Wednesday, July 8, 2015
S12 (13 rue de l'Université)
The expansion and integration of the EU in the last two decades has brought forth cultural imaginations of a more inclusive and diverse Europe that are both exhilarating and dangerous. Recent films underscore the potential for promoting human rights but also for increasing racialized and xenophobic tensions. The films we discuss, Fremde Haut (A. Maccarone, 2005), La Petite Jerusalem (K. Albou, 2005), Princesas (F. Leon de Aranoa, 2006), Das Fräulein (A. Staka, 2006), and Auf der anderen Seite (2007), grapple with these contradictory imaginations of the European future by featuring “illegal” migrant characters in intimate relationships with European citizens. The migrant figures in these films become what Sara Ahmed has termed “melancholy migrants,” whose unhappiness reveals the effects of racism and xenophobia.

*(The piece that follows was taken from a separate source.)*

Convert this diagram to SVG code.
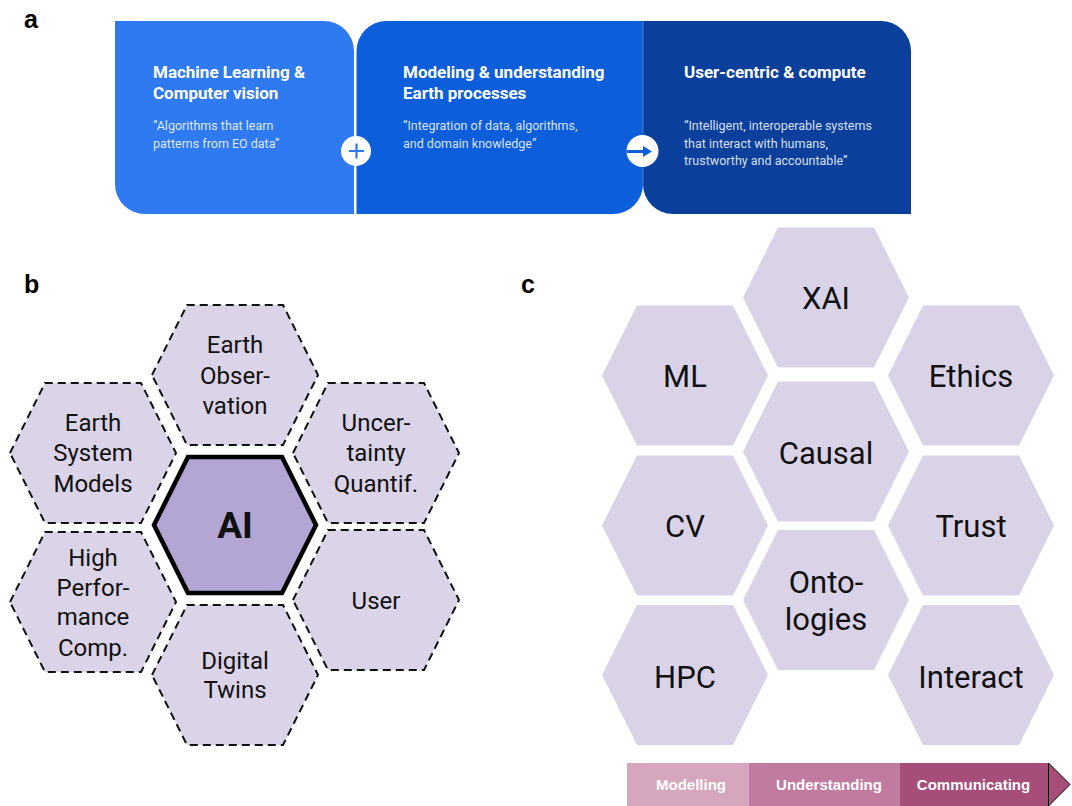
<svg xmlns="http://www.w3.org/2000/svg" width="1072" height="806" viewBox="0 0 1072 806">
  <style>
    .lbl { font-family: "Liberation Sans", Arial, sans-serif; font-weight: bold; font-size: 25px; fill: #000; }
    .atitle { font-family: Roboto, "Liberation Sans", sans-serif; font-weight: bold; font-size: 17px; fill: #fff; }
    .aquote { font-family: Roboto, "Liberation Sans", sans-serif; font-size: 12.5px; fill: #fff; fill-opacity: 0.85; }
    .hexb { fill: #DBD3E8; stroke: #111; stroke-width: 2; stroke-dasharray: 8 5; }
    .hexai { fill: #B3A6D4; stroke: #000; stroke-width: 4.5; stroke-linejoin: miter; }
    .hexc { fill: #DAD3E8; }
    .tb { font-family: Roboto, "Liberation Sans", sans-serif; font-size: 24px; fill: #111; text-anchor: middle; }
    .tai { font-family: Roboto, "Liberation Sans", sans-serif; font-size: 37px; font-weight: bold; fill: #111; text-anchor: middle; }
    .tc { font-family: Roboto, "Liberation Sans", sans-serif; font-size: 31px; fill: #111; text-anchor: middle; }
    .bar { font-family: "Liberation Sans", Arial, sans-serif; font-weight: bold; font-size: 15px; fill: #fff; text-anchor: middle; }
  </style>

  <!-- panel labels -->
  <text class="lbl" x="24" y="28">a</text>
  <text class="lbl" x="24" y="293">b</text>
  <text class="lbl" x="521" y="293">c</text>

  <!-- Panel a -->
  <g id="a-block1">
    <path d="M115,21 H324 A30,30 0 0 1 354,51 V214 H145 A30,30 0 0 1 115,184 Z" fill="#2F7AF0"/>
    <text class="atitle" x="153" y="78">Machine Learning &amp;</text>
    <text class="atitle" x="153" y="99">Computer vision</text>
    <text class="aquote" x="153" y="130">“Algorithms that learn</text>
    <text class="aquote" x="153" y="148">patterns from EO data”</text>
  </g>
  <g id="a-block2">
    <path d="M386.5,21 H643 V184 A30,30 0 0 1 613,214 H356.5 V51 A30,30 0 0 1 386.5,21 Z" fill="#0D5EDB"/>
    <text class="atitle" x="403" y="78">Modeling &amp; understanding</text>
    <text class="atitle" x="403" y="99">Earth processes</text>
    <text class="aquote" x="403" y="130">“Integration of data, algorithms,</text>
    <text class="aquote" x="403" y="148">and domain knowledge”</text>
  </g>
  <g id="a-block3">
    <path d="M643,21 H881 A30,30 0 0 1 911,51 V214 H673 A30,30 0 0 1 643,184 Z" fill="#0A3F9C"/>
    <line x1="643" y1="21" x2="643" y2="184" stroke="#fff" stroke-opacity="0.25" stroke-width="1"/>
    <text class="atitle" x="684" y="78">User-centric &amp; compute</text>
    <text class="aquote" x="684" y="130">“Intelligent, interoperable systems</text>
    <text class="aquote" x="684" y="147.5">that interact with humans,</text>
    <text class="aquote" x="684" y="165">trustworthy and accountable”</text>
  </g>
  <g id="a-connectors">
    <circle cx="356" cy="151" r="15" fill="#fff"/>
    <path d="M349,151 H364 M356.5,143.5 V158.5" stroke="#2F7AF0" stroke-width="2.2" fill="none"/>
    <circle cx="642.5" cy="151" r="16" fill="#fff"/>
    <line x1="626.5" y1="151.5" x2="645" y2="151.5" stroke="#0D5EDB" stroke-width="3"/>
    <polygon points="643,146 652,151.5 643,157" fill="#0D5EDB"/>
  </g>

  <!-- Panel b -->
  <g id="b-earth-observation">
    <polygon class="hexb" points="152,375 187,305 283,305 318,375 283,445 187,445"/>
    <text class="tb" x="235" y="353">Earth</text>
    <text class="tb" x="235" y="384">Obser-</text>
    <text class="tb" x="235" y="414">vation</text>
  </g>
  <g id="b-earth-system-models">
    <polygon class="hexb" points="10,453 45,383 141,383 176,453 141,523 45,523"/>
    <text class="tb" x="93" y="431">Earth</text>
    <text class="tb" x="93" y="461">System</text>
    <text class="tb" x="93" y="492">Models</text>
  </g>
  <g id="b-uncertainty">
    <polygon class="hexb" points="293,453 328,383 424,383 459,453 424,523 328,523"/>
    <text class="tb" x="376" y="431">Uncer-</text>
    <text class="tb" x="376" y="461">tainty</text>
    <text class="tb" x="376" y="492">Quantif.</text>
  </g>
  <g id="b-hpc">
    <polygon class="hexb" points="10,602 45,532 141,532 176,602 141,672 45,672"/>
    <text class="tb" x="93" y="566">High</text>
    <text class="tb" x="93" y="596">Perfor-</text>
    <text class="tb" x="93" y="625">mance</text>
    <text class="tb" x="93" y="656">Comp.</text>
  </g>
  <g id="b-user">
    <polygon class="hexb" points="293,600 328,530 424,530 459,600 424,670 328,670"/>
    <text class="tb" x="376" y="609">User</text>
  </g>
  <g id="b-digital-twins">
    <polygon class="hexb" points="152,675 187,605 283,605 318,675 283,745 187,745"/>
    <text class="tb" x="235" y="669">Digital</text>
    <text class="tb" x="235" y="698">Twins</text>
  </g>
  <g id="b-ai">
    <polygon class="hexai" points="154,525 188,457 282,457 316,525 282,593 188,593"/>
    <text class="tai" x="235" y="538">AI</text>
  </g>

  <!-- Panel c -->
  <g id="c-xai">
    <polygon class="hexc" points="743,297.5 778,227.5 874,227.5 909,297.5 874,367.5 778,367.5"/>
    <text class="tc" x="826" y="309">XAI</text>
  </g>
  <g id="c-ml">
    <polygon class="hexc" points="602,375.5 637,305.5 733,305.5 768,375.5 733,445.5 637,445.5"/>
    <text class="tc" x="685" y="387">ML</text>
  </g>
  <g id="c-ethics">
    <polygon class="hexc" points="888,375.5 923,305.5 1019,305.5 1054,375.5 1019,445.5 923,445.5"/>
    <text class="tc" x="971" y="387">Ethics</text>
  </g>
  <g id="c-causal">
    <polygon class="hexc" points="743,451.5 778,381.5 874,381.5 909,451.5 874,521.5 778,521.5"/>
    <text class="tc" x="826" y="464">Causal</text>
  </g>
  <g id="c-cv">
    <polygon class="hexc" points="602,525.5 637,455.5 733,455.5 768,525.5 733,595.5 637,595.5"/>
    <text class="tc" x="685" y="536.5">CV</text>
  </g>
  <g id="c-trust">
    <polygon class="hexc" points="888,525.5 923,455.5 1019,455.5 1054,525.5 1019,595.5 923,595.5"/>
    <text class="tc" x="971" y="536.5">Trust</text>
  </g>
  <g id="c-ontologies">
    <polygon class="hexc" points="743,600 778,530 874,530 909,600 874,670 778,670"/>
    <text class="tc" x="826" y="592.5">Onto-</text>
    <text class="tc" x="826" y="629.5">logies</text>
  </g>
  <g id="c-hpc">
    <polygon class="hexc" points="602,675 637,605 733,605 768,675 733,745 637,745"/>
    <text class="tc" x="685" y="687.5">HPC</text>
  </g>
  <g id="c-interact">
    <polygon class="hexc" points="888,675 923,605 1019,605 1054,675 1019,745 923,745"/>
    <text class="tc" x="971" y="687.5">Interact</text>
  </g>

  <!-- bottom bar -->
  <g id="bar-modelling">
    <rect x="627" y="763" width="121.5" height="43" fill="#D5A6BD"/>
    <text class="bar" x="691" y="790">Modelling</text>
  </g>
  <g id="bar-understanding">
    <rect x="748.5" y="763" width="151.5" height="43" fill="#C27BA0"/>
    <text class="bar" x="829" y="790">Understanding</text>
  </g>
  <g id="bar-communicating">
    <rect x="900" y="763" width="148.5" height="43" fill="#A64D79"/>
    <text class="bar" x="973.5" y="790">Communicating</text>
  </g>
  <g id="bar-arrow">
    <polygon points="1048.5,763 1070,784.5 1048.5,806" fill="#A64D79" stroke="#000" stroke-width="1"/>
  </g>
</svg>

Our paper examines filmic representations of transnational desire and migrant bodies as sites that embody the simultaneously expanding and contracting notions of Europeanness in the mid-2000s. Skin contact becomes a metaphor for exploration of political questions around citizenship, race, legality, and, beyond that, European inclusion of the other. In their dramatic focus on forbidden or non-sanctioned intimate relationships, cinematic depictions signal a departure from past models of belonging and a desire to envision a new kind of Europe.